Casandra se dirigió con celeridad hacia la estación de Ada Byron, que conectaba con el mundo exterior, y se introdujo en uno de los ascensores de cristal. Cualquier puerta podía servir de salida una vez arriba, simplemente había que marcar el código correcto. Marcó el 577891 y apareció en el Mercado Central de una ciudad provinciana. Vio que la guardería todavía estaba cerrada y empezó a buscar al asesino en las inmediaciones. De pronto, vio a un hombre que estaba muy nervioso y que se palpaba una y otra vez los bolsillos de la chaqueta. 


- Es él. Y lleva un arma. 


Marcó un código en su pulsera personal y el chip de su cerebro hizo todo el resto, tomó fotografías del individuo y las comparó con las que le habían entregado en la Central, que se le aparecían delante de los ojos como imágenes consecutivas de ordenador. Comunicó con la Central y solicitó más información. Oyó la voz de la operadora directamente en su cerebro. 


- Sí, un mal tipo. Con antecedentes por maltrato. Ella está intentando dejarle desde hace mucho tiempo, pero no hay manera. Vamos, Casandra - y se ríe levemente al otro lado de la línea - hazle un favor a esa tía y quítale ya ese grano del culo. Ya sabes de la clase de tíos que te estoy hablando: obsesión enfermiza, no se cura con nada. 


Al poco, vio a la mujer que se acercaba con un niño de corta edad a la guardería y al asesino apostarse en una esquina observando toda la escena. Cuando la mujer salió, él la siguió por el callejón y Casandra fue detrás. Lo primero que hizo Casandra fue correr hacia él, y con un ágil movimiento le quitó el arma oculta en los bolsillos de la chaqueta y diluyó la pistola, convirtiéndola en un millar de bolitas de plomo que se desparramaron por la acera, ante los ojos incrédulos del hombre. 


- Mira, no la vas a matar.
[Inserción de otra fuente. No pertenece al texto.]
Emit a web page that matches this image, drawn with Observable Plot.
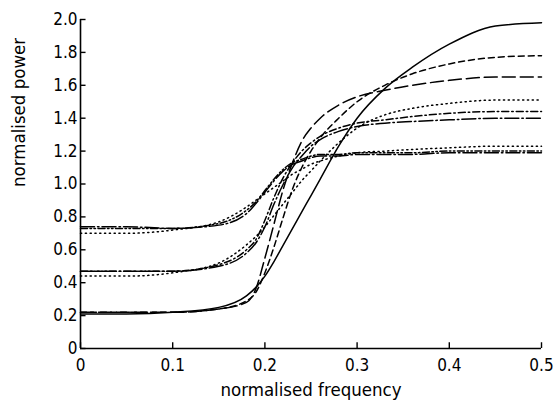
<!DOCTYPE html>
<html>
<head>
<meta charset="utf-8">
<script src="https://cdn.jsdelivr.net/npm/d3@7"></script>
<script src="https://cdn.jsdelivr.net/npm/@observablehq/plot@0.6"></script>
<style>
  html, body { margin: 0; padding: 0; background: white; }
</style>
</head>
<body>
<div id="chart"></div>
<script>
// normalised frequency sample points (shared by all curves)
const freq = [0, 0.05, 0.1, 0.15, 0.18, 0.19, 0.2, 0.21, 0.22, 0.23, 0.24, 0.25, 0.26, 0.28, 0.3, 0.33, 0.36, 0.4, 0.45, 0.5];

// group starting near 0.2
const solidA   = [0.21, 0.21, 0.22, 0.25, 0.32, 0.37, 0.44, 0.53, 0.63, 0.73, 0.83, 0.93, 1.03, 1.23, 1.40, 1.58, 1.71, 1.85, 1.96, 1.98];
const dashA    = [0.22, 0.22, 0.22, 0.24, 0.29, 0.34, 0.46, 0.62, 0.80, 0.97, 1.10, 1.20, 1.28, 1.40, 1.50, 1.60, 1.67, 1.73, 1.77, 1.78];
const longDashA= [0.22, 0.22, 0.22, 0.24, 0.28, 0.36, 0.55, 0.76, 0.97, 1.13, 1.26, 1.34, 1.40, 1.48, 1.53, 1.57, 1.60, 1.63, 1.65, 1.65];
// group starting near 0.47
const dotB     = [0.44, 0.44, 0.46, 0.52, 0.63, 0.68, 0.74, 0.81, 0.88, 0.95, 1.02, 1.08, 1.14, 1.25, 1.34, 1.42, 1.46, 1.49, 1.51, 1.51];
const dashDotB = [0.47, 0.47, 0.47, 0.51, 0.60, 0.66, 0.78, 0.92, 1.04, 1.13, 1.20, 1.25, 1.29, 1.34, 1.37, 1.39, 1.41, 1.43, 1.44, 1.44];
const longDashDotB = [0.47, 0.47, 0.47, 0.50, 0.58, 0.64, 0.74, 0.88, 1.00, 1.10, 1.17, 1.23, 1.27, 1.32, 1.35, 1.37, 1.38, 1.39, 1.40, 1.40];
// group starting near 0.72
const dotC     = [0.70, 0.70, 0.72, 0.77, 0.86, 0.90, 0.94, 0.98, 1.02, 1.06, 1.09, 1.12, 1.14, 1.17, 1.19, 1.20, 1.21, 1.22, 1.23, 1.23];
const dashDotDotC = [0.73, 0.73, 0.73, 0.76, 0.84, 0.89, 0.96, 1.03, 1.09, 1.13, 1.15, 1.17, 1.18, 1.18, 1.19, 1.19, 1.19, 1.20, 1.20, 1.20];
const longDashDotC = [0.74, 0.74, 0.73, 0.75, 0.82, 0.88, 0.95, 1.02, 1.08, 1.12, 1.14, 1.16, 1.17, 1.17, 1.18, 1.18, 1.18, 1.19, 1.19, 1.19];

const xTicks = [0, 0.1, 0.2, 0.3, 0.4, 0.5];
const xTickLabels = ["0", "0.1", "0.2", "0.3", "0.4", "0.5"];
const yTicks = [0, 0.2, 0.4, 0.6, 0.8, 1.0, 1.2, 1.4, 1.6, 1.8, 2.0];
const yTickLabels = ["0", "0.2", "0.4", "0.6", "0.8", "1.0", "1.2", "1.4", "1.6", "1.8", "2.0"];
const xTitle = "normalised frequency";
const yTitle = "normalised power";

const seriesList = [
  {values: solidA, dash: null},
  {values: dashA, dash: "6,4"},
  {values: longDashA, dash: "13,5"},
  {values: dotB, dash: "1.2,3.6"},
  {values: dashDotB, dash: "7,3,1.5,3"},
  {values: longDashDotB, dash: "14,3,1.5,3"},
  {values: dotC, dash: "1.2,3.6"},
  {values: dashDotDotC, dash: "7,2.5,1.5,2.5,1.5,2.5"},
  {values: longDashDotC, dash: "14,3,1.5,3"}
];

const font = "'DejaVu Sans Condensed', 'DejaVu Sans', sans-serif";

const lineMarks = seriesList.map(s =>
  Plot.line(freq.map((f, i) => ({f, p: s.values[i]})), {
    x: "f", y: "p", curve: "monotone-x",
    stroke: "black", strokeWidth: 1.5,
    strokeDasharray: s.dash || undefined
  })
);

const chart = Plot.plot({
  width: 555,
  height: 400,
  marginLeft: 80,
  marginRight: 14,
  marginTop: 19,
  marginBottom: 52,
  x: {domain: [0, 0.5]},
  y: {domain: [0, 2]},
  style: {fontFamily: font, fontSize: "17px", background: "white", color: "black", overflow: "visible"},
  marks: [
    Plot.axisX(xTicks, {
      tickSize: 0, tickPadding: 10,
      tickFormat: (d, i) => xTickLabels[i],
      label: null,
      fontSize: 17
    }),
    Plot.axisY(yTicks, {
      tickSize: 0, tickPadding: 3,
      tickFormat: (d, i) => yTickLabels[i],
      label: null,
      fontSize: 17
    }),
    Plot.text([xTitle], {text: d => d, frameAnchor: "bottom", lineAnchor: "middle", dy: 42, fontSize: 18.5, fill: "black"}),
    Plot.text([yTitle], {text: d => d, frameAnchor: "left", lineAnchor: "middle", rotate: -90, dx: -61, dy: 3, fontSize: 18.5, fill: "black"}),
    Plot.ruleX(xTicks, {x: d => d, y1: 0, y2: 0.035, stroke: "black", strokeWidth: 1.4}),
    Plot.ruleY(yTicks, {y: d => d, x1: 0, x2: 0.006, stroke: "black", strokeWidth: 1.4}),
    Plot.ruleX([0], {stroke: "black", strokeWidth: 1.6}),
    Plot.ruleY([0], {stroke: "black", strokeWidth: 1.6}),
    ...lineMarks
  ]
});

document.getElementById("chart").appendChild(chart);
</script>
</body>
</html>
Ni ahora ni nunca. Desaparece. 


El imbécil todavía se retorció con una mueca de desprecio. 


- Igual todavía no has visto lo suficiente. 


Y directamente lo elevó a las alturas y lo hizo perderse entre las nubes. Pensó: más dura será la caída. Casandra corrió detrás de la mujer. En el bar le pasó una nota con direcciones de ayuda psicológica y una simple frase: él no te volverá a molestar más. Cuando Casandra decidió que la nevera de las tartas era una puerta estupenda para volver al Mundo Interior - qué ganas tenía de poder dedicarse de lleno a la investigación - , y mientras marcaba el código de su departamento, todavía pudo ver a la mujer irrumpir en sollozos, sintiendo una esperanza, un renacer, una catarsis de miedos y emociones, que se elevaba por encima del techo de la cafetería y mucho más allá. 


Buen trabajo, Cassandra. Ahora, a estudiar.